¿Dónde van los recuerdos olvidados? ¿En qué rincón descansan los conocimientos desaprendidos, los libros que se borran de nuestra memoria y los besos que nunca recordaremos haber dado?

Las horas, los días y los meses en los que sufrimos heridas mejor o peor curadas, se presentan hoy dispersos en nuestra cabeza haciendo que no sepamos si navegan entre los sueños o si fueron pesadillas demasiado reales. Así se nos reproduce nuestra historia dibujada a medias y con líneas borradas con gomas de exageraciones destinadas a embellecer sus trazos, para que no escuezan tanto o sean menos intensos. Como afirmaba Helena Bonham Carter en la película «Big Fish», de Tim Burton, «un hombre ve de forma diferente las cosas en distintos momentos de su vida» y puede que edulcorar las historias, vestirlas de gestas y hacerlas más hermosas no sea sino la herramienta de los optimistas que nos negamos a perder la partida al destino.

Seguro que aquella vez que inundé mi casa dándome un baño de madrugada en el bidé no sonaba «Corazón Contento» de Marisol, pero los vagos recuerdos que tengo de esa noche la encumbran como banda sonora, y es más que probable que esa obra de teatro en la que me caí en mitad de la actuación, destrozando las mandarinas que mi madre puso en aquel vestido de comunión improvisado como novia para dotarme de una madurez que no tenía, no se rompiesen de manera tan hilarante, pero los ecos de aquella ovación, los aplausos y las risas resuenan con fuerza en mi cabeza. Acabo de saber que no tengo el colon quemado por el abuso de los lácteos y que a los conciertos que di con mi grupo de juventud nunca asistieron más de 100 personas.

Hace poco releí mis diarios fechados en los años 90, las cartas de novios adolescentes y los poemas que tejí con el drama de la juventud y no me reconozco en mis propias letras. Ni las miserias relatadas fueron tales, ni los amores desgarradores me hicieron muesca alguna. Creo que tampoco son del todo ciertas las batallas victoriosas que describo. No sé quién es la que escribe, la que posa en fotografías dedicadas, ni quien firma una letra que tampoco es ya la mía, pero sí que me reflejo en sus sueños, muchos de los cuáles se han cumplido, y no puedo evitar sonreír al recordar cómo aquella chica perezosa, egoísta y desordenada se ha transformado en una adicta al trabajo, maniática del orden y adalid de las causas perdidas.

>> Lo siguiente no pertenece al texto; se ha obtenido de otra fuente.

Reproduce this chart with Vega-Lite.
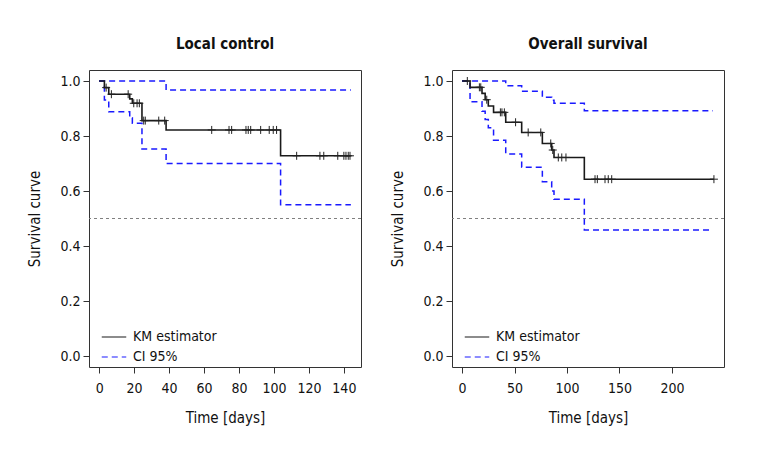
{
  "$schema": "https://vega.github.io/schema/vega-lite/v6.json",
  "padding": {"left": 27, "top": 36, "right": 10, "bottom": 10},
  "background": "white",
  "spacing": 28,
  "datasets": {
    "lc_lines": [
      {"t": 0, "s": 1, "series": "KM estimator", "bound": "km"},
      {"t": 3, "s": 0.976, "series": "KM estimator", "bound": "km"},
      {"t": 5.5, "s": 0.952, "series": "KM estimator", "bound": "km"},
      {"t": 17.5, "s": 0.935, "series": "KM estimator", "bound": "km"},
      {"t": 19, "s": 0.919, "series": "KM estimator", "bound": "km"},
      {"t": 24.5, "s": 0.856, "series": "KM estimator", "bound": "km"},
      {"t": 38.3, "s": 0.822, "series": "KM estimator", "bound": "km"},
      {"t": 103.8, "s": 0.728, "series": "KM estimator", "bound": "km"},
      {"t": 144, "s": 0.728, "series": "KM estimator", "bound": "km"},
      {"t": 0, "s": 1, "series": "CI 95%", "bound": "upper"},
      {"t": 38.3, "s": 0.967, "series": "CI 95%", "bound": "upper"},
      {"t": 144, "s": 0.967, "series": "CI 95%", "bound": "upper"},
      {"t": 0, "s": 1, "series": "CI 95%", "bound": "lower"},
      {"t": 3, "s": 0.931, "series": "CI 95%", "bound": "lower"},
      {"t": 5.5, "s": 0.888, "series": "CI 95%", "bound": "lower"},
      {"t": 17.5, "s": 0.866, "series": "CI 95%", "bound": "lower"},
      {"t": 19, "s": 0.846, "series": "CI 95%", "bound": "lower"},
      {"t": 24.5, "s": 0.753, "series": "CI 95%", "bound": "lower"},
      {"t": 38.3, "s": 0.7, "series": "CI 95%", "bound": "lower"},
      {"t": 103.8, "s": 0.55, "series": "CI 95%", "bound": "lower"},
      {"t": 144, "s": 0.55, "series": "CI 95%", "bound": "lower"}
    ],
    "lc_cens": [
      {"t": 4, "s": 0.976}, {"t": 7, "s": 0.952}, {"t": 16.6, "s": 0.952},
      {"t": 19.8, "s": 0.919}, {"t": 21.7, "s": 0.919}, {"t": 23, "s": 0.919},
      {"t": 25.5, "s": 0.856}, {"t": 26.4, "s": 0.856}, {"t": 34.1, "s": 0.856}, {"t": 37.5, "s": 0.856},
      {"t": 64.4, "s": 0.822}, {"t": 74.3, "s": 0.822}, {"t": 75.8, "s": 0.822}, {"t": 84, "s": 0.822},
      {"t": 85.3, "s": 0.822}, {"t": 86.7, "s": 0.822}, {"t": 92.4, "s": 0.822}, {"t": 97.3, "s": 0.822},
      {"t": 99.6, "s": 0.822}, {"t": 101.5, "s": 0.822},
      {"t": 113, "s": 0.728}, {"t": 126.3, "s": 0.728}, {"t": 128.5, "s": 0.728}, {"t": 136.5, "s": 0.728},
      {"t": 140, "s": 0.728}, {"t": 141.2, "s": 0.728}, {"t": 142.5, "s": 0.728}, {"t": 143.5, "s": 0.728}
    ],
    "os_lines": [
      {"t": 0, "s": 1, "series": "KM estimator", "bound": "km"},
      {"t": 7.6, "s": 0.977, "series": "KM estimator", "bound": "km"},
      {"t": 19, "s": 0.955, "series": "KM estimator", "bound": "km"},
      {"t": 22, "s": 0.932, "series": "KM estimator", "bound": "km"},
      {"t": 25, "s": 0.909, "series": "KM estimator", "bound": "km"},
      {"t": 30, "s": 0.886, "series": "KM estimator", "bound": "km"},
      {"t": 41.6, "s": 0.85, "series": "KM estimator", "bound": "km"},
      {"t": 56.8, "s": 0.813, "series": "KM estimator", "bound": "km"},
      {"t": 76.5, "s": 0.773, "series": "KM estimator", "bound": "km"},
      {"t": 85.4, "s": 0.749, "series": "KM estimator", "bound": "km"},
      {"t": 87.6, "s": 0.722, "series": "KM estimator", "bound": "km"},
      {"t": 116.5, "s": 0.643, "series": "KM estimator", "bound": "km"},
      {"t": 240, "s": 0.643, "series": "KM estimator", "bound": "km"},
      {"t": 0, "s": 1, "series": "CI 95%", "bound": "upper"},
      {"t": 41.6, "s": 0.983, "series": "CI 95%", "bound": "upper"},
      {"t": 56.8, "s": 0.963, "series": "CI 95%", "bound": "upper"},
      {"t": 76.5, "s": 0.941, "series": "CI 95%", "bound": "upper"},
      {"t": 85.4, "s": 0.93, "series": "CI 95%", "bound": "upper"},
      {"t": 87.6, "s": 0.919, "series": "CI 95%", "bound": "upper"},
      {"t": 116.5, "s": 0.892, "series": "CI 95%", "bound": "upper"},
      {"t": 239, "s": 0.892, "series": "CI 95%", "bound": "upper"},
      {"t": 0, "s": 1, "series": "CI 95%", "bound": "lower"},
      {"t": 7.6, "s": 0.925, "series": "CI 95%", "bound": "lower"},
      {"t": 19, "s": 0.89, "series": "CI 95%", "bound": "lower"},
      {"t": 22, "s": 0.86, "series": "CI 95%", "bound": "lower"},
      {"t": 25, "s": 0.83, "series": "CI 95%", "bound": "lower"},
      {"t": 30, "s": 0.785, "series": "CI 95%", "bound": "lower"},
      {"t": 41.6, "s": 0.735, "series": "CI 95%", "bound": "lower"},
      {"t": 56.8, "s": 0.686, "series": "CI 95%", "bound": "lower"},
      {"t": 76.5, "s": 0.634, "series": "CI 95%", "bound": "lower"},
      {"t": 85.4, "s": 0.6, "series": "CI 95%", "bound": "lower"},
      {"t": 87.6, "s": 0.57, "series": "CI 95%", "bound": "lower"},
      {"t": 116.5, "s": 0.458, "series": "CI 95%", "bound": "lower"},
      {"t": 236, "s": 0.458, "series": "CI 95%", "bound": "lower"}
    ],
    "os_cens": [
      {"t": 5, "s": 1}, {"t": 16.5, "s": 0.977}, {"t": 17.8, "s": 0.977}, {"t": 23.5, "s": 0.932},
      {"t": 36.5, "s": 0.886}, {"t": 38, "s": 0.886}, {"t": 40.3, "s": 0.886}, {"t": 51, "s": 0.85},
      {"t": 63, "s": 0.813}, {"t": 75, "s": 0.813}, {"t": 84.5, "s": 0.773}, {"t": 86.4, "s": 0.749},
      {"t": 91.7, "s": 0.722}, {"t": 95, "s": 0.722}, {"t": 99, "s": 0.722},
      {"t": 126.7, "s": 0.643}, {"t": 128.9, "s": 0.643}, {"t": 136.2, "s": 0.643}, {"t": 139.3, "s": 0.643},
      {"t": 142.6, "s": 0.643}, {"t": 240, "s": 0.643}
    ],
    "ref": [{"level": 0.5}]
  },
  "resolve": {
    "scale": {"x": "independent", "y": "independent", "color": "independent", "strokeDash": "independent"},
    "legend": {"color": "independent", "strokeDash": "independent"}
  },
  "hconcat": [
    {
      "width": 272,
      "height": 297,
      "title": {"text": "Local control"},
      "encoding": {
        "x": {"field": "t", "type": "quantitative", "scale": {"domain": [-5.8, 149.8], "nice": false, "zero": false},
              "axis": {"title": "Time [days]", "values": [0, 20, 40, 60, 80, 100, 120, 140], "labelOverlap": false}},
        "y": {"field": "s", "type": "quantitative", "scale": {"domain": [-0.04, 1.04], "nice": false, "zero": false},
              "axis": {"title": "Survival curve", "values": [0, 0.2, 0.4, 0.6, 0.8, 1.0], "format": ".1f", "labelOverlap": false}}
      },
      "layer": [
        {
          "data": {"name": "ref"},
          "mark": {"type": "rule", "color": "#808080", "strokeDash": [3, 3], "strokeWidth": 1},
          "encoding": {"x": null, "y": {"field": "level", "type": "quantitative"}}
        },
        {
          "data": {"name": "lc_lines"},
          "transform": [{"filter": "datum.series === 'CI 95%'"}],
          "mark": {"type": "line", "interpolate": "step-after", "strokeWidth": 1.5},
          "encoding": {
            "detail": {"field": "bound"},
            "color": {"field": "series", "type": "nominal", "scale": {"domain": ["KM estimator", "CI 95%"], "range": ["#1a1a1a", "#1a1aff"]}, "legend": {"title": null}},
            "strokeDash": {"field": "series", "type": "nominal", "scale": {"domain": ["KM estimator", "CI 95%"], "range": [[1, 0], [6, 4]]}, "legend": {"title": null}}
          }
        },
        {
          "data": {"name": "lc_lines"},
          "transform": [{"filter": "datum.series === 'KM estimator'"}],
          "mark": {"type": "line", "interpolate": "step-after", "strokeWidth": 1.6},
          "encoding": {
            "color": {"field": "series", "type": "nominal"},
            "strokeDash": {"field": "series", "type": "nominal"}
          }
        },
        {
          "data": {"name": "lc_cens"},
          "mark": {"type": "point", "shape": "M-1,0L1,0M0,-1L0,1", "filled": false, "stroke": "#222222", "strokeWidth": 1, "size": 64, "opacity": 1}
        }
      ]
    },
    {
      "width": 272,
      "height": 297,
      "title": {"text": "Overall survival"},
      "encoding": {
        "x": {"field": "t", "type": "quantitative", "scale": {"domain": [-9.6, 249.6], "nice": false, "zero": false},
              "axis": {"title": "Time [days]", "values": [0, 50, 100, 150, 200], "labelOverlap": false}},
        "y": {"field": "s", "type": "quantitative", "scale": {"domain": [-0.04, 1.04], "nice": false, "zero": false},
              "axis": {"title": "Survival curve", "values": [0, 0.2, 0.4, 0.6, 0.8, 1.0], "format": ".1f", "labelOverlap": false}}
      },
      "layer": [
        {
          "data": {"name": "ref"},
          "mark": {"type": "rule", "color": "#808080", "strokeDash": [3, 3], "strokeWidth": 1},
          "encoding": {"x": null, "y": {"field": "level", "type": "quantitative"}}
        },
        {
          "data": {"name": "os_lines"},
          "transform": [{"filter": "datum.series === 'CI 95%'"}],
          "mark": {"type": "line", "interpolate": "step-after", "strokeWidth": 1.5},
          "encoding": {
            "detail": {"field": "bound"},
            "color": {"field": "series", "type": "nominal", "scale": {"domain": ["KM estimator", "CI 95%"], "range": ["#1a1a1a", "#1a1aff"]}, "legend": {"title": null}},
            "strokeDash": {"field": "series", "type": "nominal", "scale": {"domain": ["KM estimator", "CI 95%"], "range": [[1, 0], [6, 4]]}, "legend": {"title": null}}
          }
        },
        {
          "data": {"name": "os_lines"},
          "transform": [{"filter": "datum.series === 'KM estimator'"}],
          "mark": {"type": "line", "interpolate": "step-after", "strokeWidth": 1.6},
          "encoding": {
            "color": {"field": "series", "type": "nominal"},
            "strokeDash": {"field": "series", "type": "nominal"}
          }
        },
        {
          "data": {"name": "os_cens"},
          "mark": {"type": "point", "shape": "M-1,0L1,0M0,-1L0,1", "filled": false, "stroke": "#222222", "strokeWidth": 1, "size": 64, "opacity": 1}
        }
      ]
    }
  ],
  "config": {
    "font": "DejaVu Sans Condensed, Liberation Sans Narrow, Open Sans, sans-serif",
    "view": {"stroke": "#333333", "strokeWidth": 1},
    "title": {"fontSize": 15, "fontWeight": "bold", "color": "#111111", "offset": 18, "anchor": "middle"},
    "axis": {
      "grid": false,
      "domain": false,
      "tickSize": 6,
      "tickColor": "#333333",
      "labelFontSize": 14,
      "labelColor": "#111111",
      "labelOverlap": false,
      "labelFlush": false,
      "titleFontSize": 15,
      "titleFontWeight": "normal",
      "titleColor": "#111111"
    },
    "axisY": {"labelPadding": 3, "titlePadding": 17},
    "axisX": {"labelPadding": 8, "titlePadding": 15},
    "legend": {
      "orient": "none",
      "legendX": 12,
      "legendY": 254,
      "symbolType": "stroke",
      "symbolSize": 600,
      "symbolStrokeWidth": 1.2,
      "labelFontSize": 14,
      "labelColor": "#111111",
      "labelOffset": 6,
      "rowPadding": -2,
      "padding": 0
    }
  }
}
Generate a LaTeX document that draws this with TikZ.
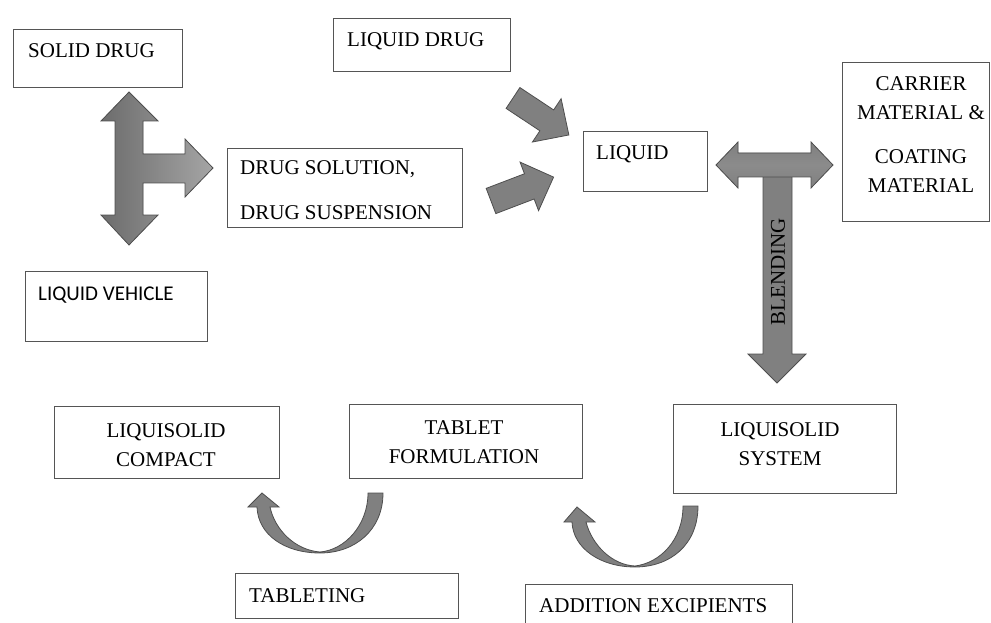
\documentclass[tikz,border=0pt]{standalone}
\usepackage{fontspec}
\setmainfont{Liberation Serif}
\newfontfamily\vehiclefont{Carlito}
\usepackage{tikz}
\usetikzlibrary{positioning, calc}
\definecolor{boxline}{RGB}{85,85,85}
\definecolor{arrowfill}{RGB}{128,128,128}
\definecolor{arrowdark}{RGB}{108,108,108}
\definecolor{arrowlight}{RGB}{165,165,165}
\definecolor{arrowline}{RGB}{78,78,78}
\newcommand{\boxfont}{\fontsize{21}{29}\selectfont}
\tikzset{
  box/.style={rectangle, draw=boxline, line width=1.1pt, fill=white,
    inner sep=0pt, anchor=north west},
  boxtext/.style={font=\boxfont, inner sep=0pt, anchor=base west},
  centertext/.style={font=\boxfont, align=center, inner sep=0pt},
  blockarrow/.style={fill=arrowfill, draw=arrowline, line width=0.8pt,
    line join=miter},
}

\begin{document}
\begin{tikzpicture}[x=1pt, y=-1pt]
  \useasboundingbox (0,0) rectangle (991,623);
  \clip (0,0) rectangle (991,623);

  % Boxes
  \node[box, minimum width=169, minimum height=58] (solid) at (13,29) {};
  \node[box, minimum width=177, minimum height=53] (liqdrug) at (333,18) {};
  \node[box, minimum width=235, minimum height=79] (solution) at (227,148) {};
  \node[box, minimum width=182, minimum height=70] (vehicle) at (25,271) {};
  \node[box, minimum width=124, minimum height=60] (liquid) at (583,131) {};
  \node[box, minimum width=147, minimum height=159] (carrier) at (842,62) {};
  \node[box, minimum width=225, minimum height=72] (compact) at (54,406) {};
  \node[box, minimum width=233, minimum height=74] (tablet) at (349,404) {};
  \node[box, minimum width=223, minimum height=89] (system) at (673,404) {};
  \node[box, minimum width=223, minimum height=45] (tableting) at (235,573) {};
  \node[box, minimum width=267, minimum height=60] (excip) at (525,584) {};

  % Box texts
  \node[boxtext] (solidtxt) at (28,58) {SOLID DRUG};
  \node[boxtext] (liqdrugtxt) at (347,47) {LIQUID DRUG};
  \node[boxtext] (soltxta) at (240,175) {DRUG SOLUTION,};
  \node[boxtext] (soltxtb) at (240,219) {DRUG SUSPENSION};
  \node[boxtext, font=\vehiclefont\fontsize{21}{24}\selectfont]
    (vehicletxt) at (38,300) {LIQUID VEHICLE};
  \node[boxtext] (liquidtxt) at (596,160) {LIQUID};
  \node[boxtext] (tabletingtxt) at (249,602) {TABLETING};
  \node[boxtext] (exciptxt) at (539,612) {ADDITION EXCIPIENTS};
  \node[centertext] (compacttxt) at (166,445.5) {LIQUISOLID\\COMPACT};
  \node[centertext] (tablettxt) at (464,442.5) {TABLET\\FORMULATION};
  \node[centertext] (systemtxt) at (780,444.5) {LIQUISOLID\\SYSTEM};
  \node[centertext] (carriertxt) at (921,134.5)
    {CARRIER\\MATERIAL \&\\[15pt]COATING\\MATERIAL};

  % Three-way arrow
  \draw[blockarrow, left color=arrowdark, right color=arrowlight]
    (129,92) -- (158,121) -- (143,121) -- (143,154) -- (185,154) -- (185,139)
    -- (213,168) -- (185,197) -- (185,183) -- (143,183) -- (143,215)
    -- (158,215) -- (129,245) -- (101,215) -- (115,215) -- (115,121)
    -- (101,121) -- cycle;

  % Arrows into liquid
  \begin{scope}[shift={(513,98)}, rotate=-33.5]
    \draw[blockarrow] (0,-12.5) -- (40.5,-12.5) -- (40.5,-26) -- (67,0)
      -- (40.5,26) -- (40.5,12.5) -- (0,12.5) -- cycle;
  \end{scope}
  \begin{scope}[shift={(491,201)}, rotate=20.9]
    \draw[blockarrow] (0,-13.5) -- (41,-13.5) -- (41,-26) -- (67,0)
      -- (41,26) -- (41,13.5) -- (0,13.5) -- cycle;
  \end{scope}

  % Blending arrow
  \draw[blockarrow] (763,170) -- (792,170) -- (792,354) -- (806,354)
    -- (777,383) -- (748,354) -- (763,354) -- cycle;
  \draw[blockarrow, top color=arrowfill, bottom color=arrowfill,
    middle color=arrowfill!70!arrowlight]
    (716,165) -- (738,142) -- (738,153) -- (811,153) -- (811,142)
    -- (833,165) -- (811,188) -- (811,177) -- (738,177) -- (738,188) -- cycle;
  \node[font=\boxfont, rotate=90, inner sep=0pt] (blendtxt) at (778,272) {BLENDING};

  % Curved arrows
  \draw[blockarrow] (383,493) .. controls (383,530) and (355,553) .. (320,553)
    .. controls (285,553) and (258,535) .. (257,507) -- (248,507) -- (262,493)
    -- (279,507) -- (270,507) .. controls (275,530) and (295,550) .. (320,552)
    .. controls (345,550) and (368,525) .. (368,493) -- cycle;
  \draw[blockarrow] (698,506) .. controls (698,545) and (670,567) .. (635,567)
    .. controls (600,567) and (573,548) .. (572,522) -- (564,522) -- (577,507)
    -- (595,522) -- (586,522) .. controls (592,545) and (612,565) .. (635,566)
    .. controls (660,563) and (683,540) .. (683,506) -- cycle;
\end{tikzpicture}
\end{document}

Ese mismo día repasé mi biblioteca y me perdí en el lomo de cada libro sin ser capaz de reproducir sus tramas. La mayoría se había deshecho hasta quedarse en unos pocos renglones. Por ello he vuelto a beberme «Yo Claudio», «El Principito» o «La Casa de los Espíritus», con la inocencia de quien los descubre por vez primera. Haciendo una estadística calculo que en 30 años de adicción lectora habré leído cerca de 300 obras, pero casi todas las sagas completas y títulos de escritores como Almudena Grandes, Matilde Asensi, Isabel Allende, Ildelfonso Falcones, Arturo Pérez Reverte, Lola Dueñas, Robert Harris, Valerio Massimo Manfredi, Carlos Ruiz Zafón o Noah Gordon, se han diluido en el mismo pozo sin fondo donde descansan las integrales, las derivadas, las funciones o las tablas químicas que tanto sufrí para aprenderme en el colegio. Las reglas de la poesía, las montañas, las capitales mundiales y las guerras memorizadas ya no están en mi cabeza y apenas puedo evocar algunos conocimientos que otrora repetía sin cesar y que me permitieron terminar con más pena que gloria la escuela y el instituto. De la carrera recuerdo algo más, pero la pérdida de tantos conocimientos se me antoja un abandono injusto que desemboca en una soledad fría. Echo de menos recordar todo sobre los invertebrados, enumerar los nombres de los primeros periódicos del romanticismo francés y saber cómo se describían los cortes geográficos. En cambio todas las canciones del verano, los teléfonos fijos de mis amigas de la infancia, los nombres y apellidos de mis compañeros de 5º de EGB o el principio de Arquímedes están grabados a fuego en ese curioso órgano llamado cerebro que a veces no suena como debiere, y que es caprichoso a la hora de almacenar recuerdos. Lo que él no sabe es que tenemos un arma secreta para retener o recuperar lo que ya no quiere: volver a estudiarlo de nuevo y plasmarlo en un papel. Por eso escribamos hasta el olvido, besemos de nuevo cada recuerdo.